Persons qualifying as non-residents may also opt to be charged on capital gains arising out of immovable property in Malta at the 35% rate on the gain instead of the final property tax of 8% on transfer value.
Payment of tax
Tax on employment income is deducted and remitted by the employer on a monthly basis under the Final Settlement System (FSS). This system is tailored so that the correct amount of income tax is deducted from the employment income. The amount paid by the employer and remitted to the Inland Revenue Department is credited to the employee. Malta adopts a self assessment system, however, the computation of the tax due on employment income is the responsibility of the employer paying such income. In most cases the amount of tax paid under the FSS should be equal to the income tax liability under the self assessment system so that no further tax is due to be paid by the tax return date.
Tax compliance issues
The income tax return of individuals under the self assessment system, must be filed within six months of the calendar year (basis year). Therefore, the tax return for a particular year is due by June of the following year. Every individual is responsible to complete the form correctly and include all income arising during the previous year, whereby the income tax due is computed. Details as to the amount of days spent in the country and the option as to whether to have income brought to charge at the single, parent or married rates are required in the tax return. Employed persons who have no other sources of income should have no outstanding tax due as this would have been paid through the final settlement system. Individuals who have various sources of income may be liable to pay the settlement tax by the end of June or else be entitled to a tax refund of any excess tax paid.

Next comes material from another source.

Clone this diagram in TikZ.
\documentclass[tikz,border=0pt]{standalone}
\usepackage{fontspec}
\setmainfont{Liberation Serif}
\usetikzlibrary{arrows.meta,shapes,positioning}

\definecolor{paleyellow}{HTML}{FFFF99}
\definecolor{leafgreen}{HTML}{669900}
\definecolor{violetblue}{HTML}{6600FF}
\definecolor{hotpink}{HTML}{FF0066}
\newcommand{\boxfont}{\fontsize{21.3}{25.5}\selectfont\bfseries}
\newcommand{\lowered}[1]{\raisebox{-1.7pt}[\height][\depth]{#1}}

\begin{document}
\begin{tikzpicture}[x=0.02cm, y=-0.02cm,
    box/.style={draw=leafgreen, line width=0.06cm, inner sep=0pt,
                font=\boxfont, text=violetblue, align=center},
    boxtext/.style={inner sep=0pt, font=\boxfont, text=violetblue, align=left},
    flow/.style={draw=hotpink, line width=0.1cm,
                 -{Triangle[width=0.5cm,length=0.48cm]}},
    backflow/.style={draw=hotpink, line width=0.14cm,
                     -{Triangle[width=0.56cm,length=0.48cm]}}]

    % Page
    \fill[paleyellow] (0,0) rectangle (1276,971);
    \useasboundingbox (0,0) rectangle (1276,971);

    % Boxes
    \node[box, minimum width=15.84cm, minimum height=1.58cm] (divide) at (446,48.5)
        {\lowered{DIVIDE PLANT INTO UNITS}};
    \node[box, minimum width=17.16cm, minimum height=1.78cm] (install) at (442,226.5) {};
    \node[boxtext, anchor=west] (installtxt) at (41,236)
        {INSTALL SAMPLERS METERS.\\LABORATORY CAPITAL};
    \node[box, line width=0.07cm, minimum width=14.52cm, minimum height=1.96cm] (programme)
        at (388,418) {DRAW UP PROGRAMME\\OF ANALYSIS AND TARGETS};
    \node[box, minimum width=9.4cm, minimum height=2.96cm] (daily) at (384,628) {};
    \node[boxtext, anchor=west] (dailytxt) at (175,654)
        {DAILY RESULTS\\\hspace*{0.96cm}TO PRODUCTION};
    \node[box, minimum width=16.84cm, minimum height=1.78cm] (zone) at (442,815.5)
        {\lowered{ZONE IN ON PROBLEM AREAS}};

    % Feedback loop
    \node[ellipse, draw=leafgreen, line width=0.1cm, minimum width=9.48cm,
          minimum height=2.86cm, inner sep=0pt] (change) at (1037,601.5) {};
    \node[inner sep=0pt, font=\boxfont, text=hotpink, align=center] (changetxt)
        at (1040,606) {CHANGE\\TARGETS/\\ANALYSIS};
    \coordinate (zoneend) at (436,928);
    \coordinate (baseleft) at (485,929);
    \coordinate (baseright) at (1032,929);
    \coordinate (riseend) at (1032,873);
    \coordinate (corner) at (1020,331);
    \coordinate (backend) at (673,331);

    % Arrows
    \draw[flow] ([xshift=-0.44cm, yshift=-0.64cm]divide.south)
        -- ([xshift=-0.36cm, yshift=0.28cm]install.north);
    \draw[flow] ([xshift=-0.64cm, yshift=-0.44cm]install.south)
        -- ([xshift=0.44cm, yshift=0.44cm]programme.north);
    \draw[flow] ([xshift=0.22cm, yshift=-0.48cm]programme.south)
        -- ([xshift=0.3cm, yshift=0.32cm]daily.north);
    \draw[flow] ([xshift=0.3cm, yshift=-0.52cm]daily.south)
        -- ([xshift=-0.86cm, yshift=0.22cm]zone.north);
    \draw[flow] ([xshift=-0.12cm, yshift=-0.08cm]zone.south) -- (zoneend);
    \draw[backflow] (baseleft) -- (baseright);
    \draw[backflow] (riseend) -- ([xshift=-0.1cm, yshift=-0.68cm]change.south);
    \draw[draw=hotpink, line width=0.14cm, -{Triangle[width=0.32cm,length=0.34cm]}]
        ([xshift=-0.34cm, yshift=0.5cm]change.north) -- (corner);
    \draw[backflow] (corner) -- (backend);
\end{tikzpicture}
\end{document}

In the last few years, the tax department has started a process of simplification for persons whose income is subject to tax at source and thus all sources of income are known to the tax department. Persons falling within the definition of non-filers receive a tax statement showing their annual income, respective income tax charge and tax payments made. Any shortfall of tax or tax refund is settled based on such statement. The taxpayer is however still liable to inform the tax department if such statement is incorrect or incomplete and thus required to request a tax return to adjust the tax statement issued by the tax department.

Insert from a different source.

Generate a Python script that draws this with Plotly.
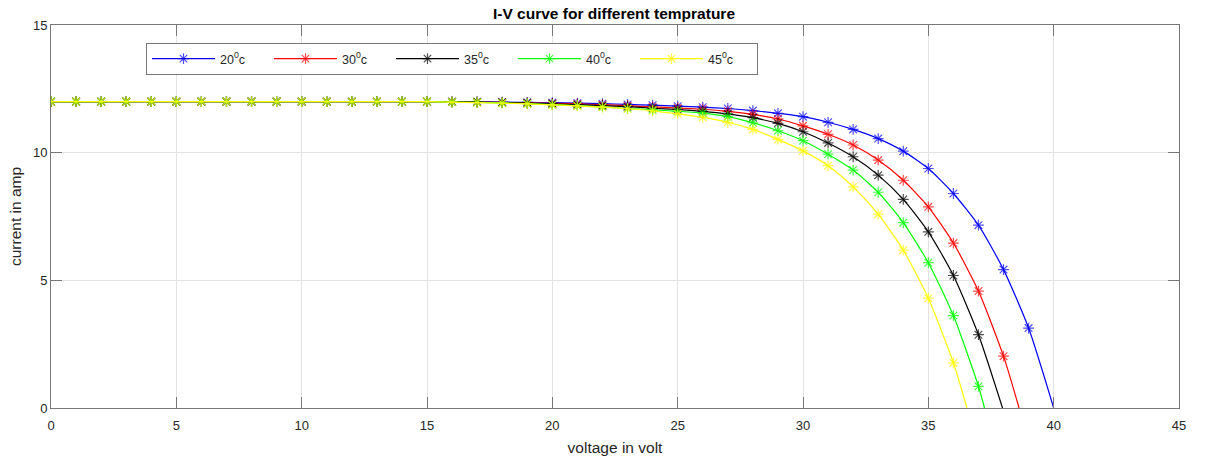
import plotly.graph_objects as go

# ---- data ----
v_20 = list(range(0, 41))
i_20 = [12.00]*16 + [11.99, 11.99, 11.98, 11.97, 11.96, 11.94, 11.92, 11.89, 11.86, 11.82,
                     11.78, 11.73, 11.65, 11.54, 11.41, 11.19, 10.91, 10.55, 10.06, 9.38,
                     8.40, 7.16, 5.42, 3.13, 0.00]

v_30 = list(range(0, 39)) + [38.62]
i_30 = [12.00]*16 + [11.99, 11.98, 11.97, 11.95, 11.93, 11.91, 11.88, 11.84, 11.79, 11.75,
                     11.70, 11.62, 11.50, 11.32, 11.05, 10.72, 10.30, 9.71, 8.92, 7.88,
                     6.46, 4.58, 2.03, 0.00]

v_35 = list(range(0, 38)) + [37.96]
i_35 = [12.00]*16 + [11.99, 11.98, 11.96, 11.94, 11.91, 11.88, 11.84, 11.80, 11.74, 11.69,
                     11.62, 11.52, 11.37, 11.15, 10.82, 10.38, 9.84, 9.12, 8.17, 6.90,
                     5.19, 2.87, 0.00]

v_40 = list(range(0, 38)) + [37.24]
i_40 = [12.00]*16 + [11.98, 11.97, 11.95, 11.92, 11.88, 11.84, 11.79, 11.73, 11.68, 11.62,
                     11.55, 11.41, 11.17, 10.86, 10.47, 9.94, 9.32, 8.45, 7.26, 5.69,
                     3.62, 0.85, 0.00]

v_45 = list(range(0, 37)) + [36.54]
i_45 = [12.00]*16 + [11.98, 11.96, 11.94, 11.91, 11.87, 11.83, 11.78, 11.72, 11.64, 11.52,
                     11.38, 11.19, 10.91, 10.52, 10.07, 9.49, 8.66, 7.59, 6.18, 4.30,
                     1.77, 0.00]

series_names = ["20<sup>0</sup>c", "30<sup>0</sup>c", "35<sup>0</sup>c", "40<sup>0</sup>c", "45<sup>0</sup>c"]
series_x = [v_20, v_30, v_35, v_40, v_45]
series_y = [i_20, i_30, i_35, i_40, i_45]
colors = ["#0000ff", "#ff0000", "#000000", "#00ff00", "#ffff00"]

FONT = "Liberation Sans, Arial, Helvetica, sans-serif"
TXT = "#262626"
AX = "#777777"

fig = go.Figure()
for name, xs, ys, c in zip(series_names, series_x, series_y, colors):
    sizes = [9 if float(x).is_integer() and not (y == 0 and x == xs[-1]) else 0 for x, y in zip(xs, ys)]
    fig.add_trace(go.Scatter(
        x=xs, y=ys, name=name, mode="lines+markers",
        line=dict(color=c, width=1.2, shape="spline", smoothing=0.6),
        marker=dict(symbol="asterisk-open", size=sizes, color=c, line=dict(color=c, width=1.2)),
    ))

axis_common = dict(
    showgrid=True, gridcolor="#e3e3e3", gridwidth=1,
    showline=True, linecolor=AX, linewidth=1, mirror="ticks",
    ticks="inside", ticklen=11, tickcolor=AX, tickwidth=1,
    zeroline=False, automargin=False, tickfont=dict(family=FONT, size=13, color=TXT),
)

fig.update_layout(
    width=1206, height=459,
    margin=dict(l=51, r=27, t=25, b=51),
    paper_bgcolor="white", plot_bgcolor="white",
    font=dict(family=FONT, color=TXT),
    showlegend=True,
    legend=dict(orientation="h", x=(146 - 51) / 1128, y=(408 - 43) / 383, xanchor="left", yanchor="top",
                bordercolor=AX, borderwidth=1, bgcolor="white",
                font=dict(family=FONT, size=12.5, color=TXT),
                itemwidth=63, entrywidth=44, tracegroupgap=0),
    xaxis=dict(range=[0, 45], dtick=5, tick0=0, ticklabelstandoff=5,
               title=dict(text="voltage in volt", font=dict(family=FONT, size=15.5, color=TXT), standoff=10),
               **axis_common),
    yaxis=dict(range=[0, 15], dtick=5, tick0=0,
               title=dict(text="current in amp", font=dict(family=FONT, size=15.5, color=TXT), standoff=7),
               **axis_common),
)

fig.add_annotation(text="<b>I-V curve for different temprature</b>", xref="paper", yref="paper",
                   x=(614 - 51) / 1128, y=1, yanchor="bottom", xanchor="center", showarrow=False,
                   yshift=1, font=dict(family=FONT, size=15.5, color="#000000"))

fig.write_html("out.html")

Other compliance matters relating to employment in Malta
Employers seeking to employ a non-EU individual to work in Malta need to apply for an employment permit for such individual before the employment can be actually taken up. The envisaged period of employment is not relevant in determining the need or otherwise of an employment permit as this is required as from the first day of employment.
Individuals taking up residence in Malta as a result of their employment, are required to apply for an e-residence card and register for income tax purposes in Malta.
Employment in Malta may also expose individuals to the payment of social security contributions in Malta, unless evidence is submitted to the local authorities that social security contribution payments are being done in another EU state. To this effect a form known as the E101 would need to be produced to the local authorities. Other formalities include the submission of the relative commencement forms to Jobsplus and the registration of the individual for income tax purposes.